Thursday, August 6, 2009

I have a special needs child. I don’t feel like I am getting anywhere. How do I know I am making progress? What is the meaning of success? I happened

Success is not having a credit card and success is not a product. A better word for success might be a process, or “growth.” Getting a credit card is often a milestone in a young adult's life. If the person has not learned to manage money, having a credit card can be a disaster. It was for me. I got into such debt that I had to have someone bail me out. I no longer even have a credit card even though I trust myself not to get in over my head again.
I had an experience that illustrates what success means to me. I was working with a two year old boy, a beautiful child. He didn't talk. He did what we call in Hebrew "hitkashkesh." That would translate as “scribbled," but in his case, it referred to his making noises instead of words. We teachers would speak to him as we might do with a six month old, teaching him to take turns speaking. We didn't use any baby talk with him.
One day, out of the blue, he began to speak in the most perfectly intelligible sentences. All the staff went bananas. We couldn't hear his voice enough that day or the next.

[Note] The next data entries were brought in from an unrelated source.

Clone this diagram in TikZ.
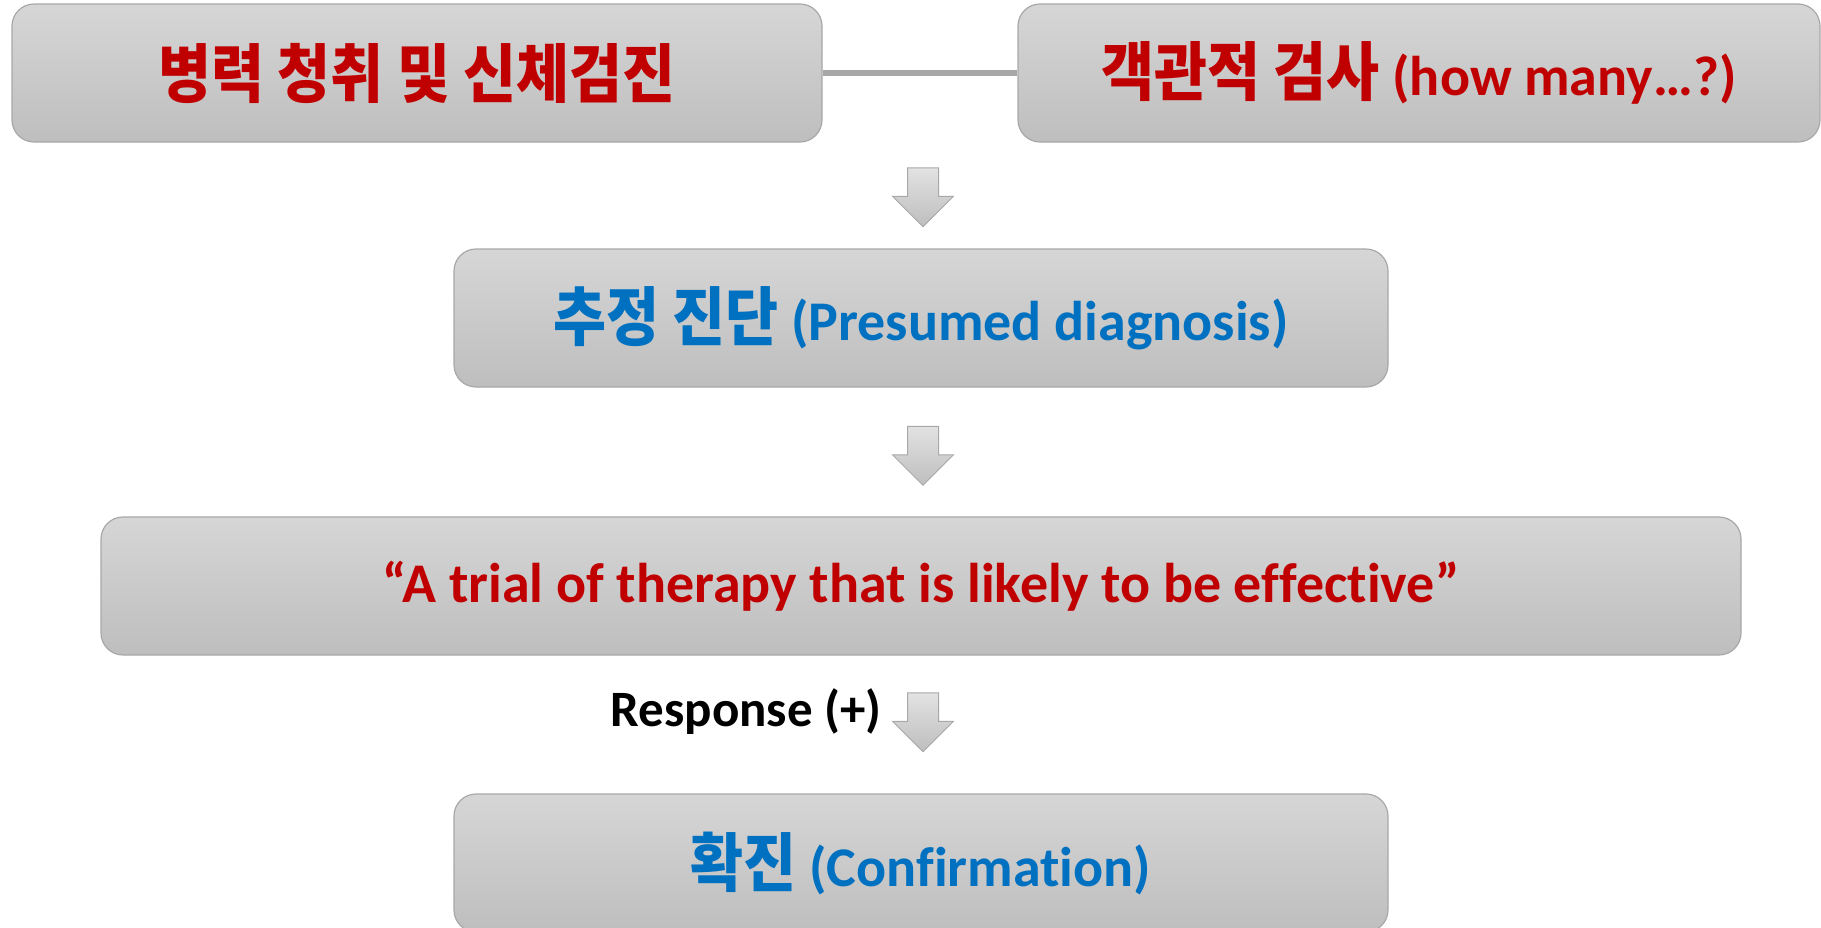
\documentclass[tikz,border=0pt]{standalone}
\usepackage{fontspec}
\setmainfont{Carlito}[Ligatures=NoCommon]
\newfontfamily\kr{Noto Sans CJK KR Bold}[Scale=1.143, FakeStretch=0.9]
\usetikzlibrary{shapes.arrows}
\definecolor{boxtop}{RGB}{214,214,214}
\definecolor{boxbot}{RGB}{190,190,190}
\definecolor{boxline}{RGB}{168,168,168}
\definecolor{krred}{RGB}{192,0,0}
\definecolor{krblue}{RGB}{0,112,192}

\begin{document}
\begin{tikzpicture}[x=0.5pt,y=-0.5pt,
    box/.style={draw=boxline, line width=0.6pt, rounded corners=11pt,
      top color=boxtop, bottom color=boxbot, minimum height=69pt,
      inner sep=0pt, font=\bfseries\fontsize{28}{34}\selectfont},
    down/.style={single arrow, draw=boxline, line width=0.5pt,
      top color=boxtop!70, bottom color=boxbot, shape border rotate=270,
      minimum height=29.5pt, minimum width=30pt, inner sep=7.5pt,
      single arrow head extend=7.5pt, single arrow tip angle=90}]
    \useasboundingbox (0,0) rectangle (1821,927);
		\node[box, minimum width=405pt, text=krred] (hist) at (417,73) {{\kr 병력 청취 및 신체검진}};
		\node[box, minimum width=401pt, text=krred] (exam) at (1419,73) {{\kr 객관적 검사} (how many…?)};
		\node[box, minimum width=467pt, text=krblue] (presumed) at (921,318) {{\kr 추정 진단} (Presumed diagnosis)};
		\node[box, minimum width=820pt, text=krred] (trial) at (921,586) {“A trial of therapy that is likely to be effective”};
		\node[box, minimum width=467pt, text=krblue] (confirm) at (921,863) {{\kr 확진} (Confirmation)};
		\draw[boxline, line width=3pt] (hist) -- (exam);
		\node[down] (arrA) at (923,189.5) {};
		\node[down] (arrB) at (923,448) {};
		\node[down] (arrC) at (923,714.5) {};
		\node[anchor=east, inner sep=0pt, font=\bfseries\fontsize{25.5}{30}\selectfont] (resp) at (882,712) {Response (+)};
	\end{tikzpicture}
\end{document}
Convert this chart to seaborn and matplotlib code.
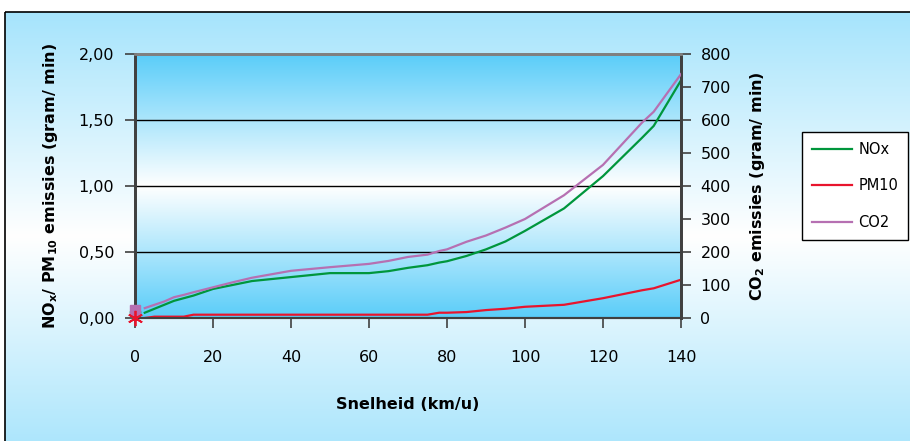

It hit me that we had been having success with him every day, even though all we seemed to be celebrating on that one amazing day was a milestone he had reached in his development.
A milestone like that lets you know that you have been having successes all along. If we had been working futilely, he may not have reached that milestone so well or when he did.
Success is a process and life is a process. They are hopefully intertwined. They are like a ladder. You climb each rung, and reaching the top is a milestone, but you cannot reach it unless you are able to lift a foot and move your body upwards. Our children have successes every day that we do not always get to see. Maybe we think the day was unsuccessful because there was no visible achievement. But the milestone, even if we think of it as a product, is not the success. The child and his growth is the product, and as he learns to function like a typical child, he has to climb many rungs of a ladder, and he will not climb each rung in a day or even sometimes in a week or a month. But every rung that he climbs invisibly towards that milestone is a success.
Celebrate each day with your precious child. I did, and while it hurt to see her grow up so fast, moving from one stage into the next, I was thankful that she was growing well. In a pinch, my infant was a toddler and the day it hit me, I cried. In a snap, she grew up and is a woman. Now, I watch her in amazement as she resolves situations on her own as she makes shidduchim for others, enjoys and cares for her husband and raises her own child. I was successful. I hope someday you get to celebrate your child’s successful development.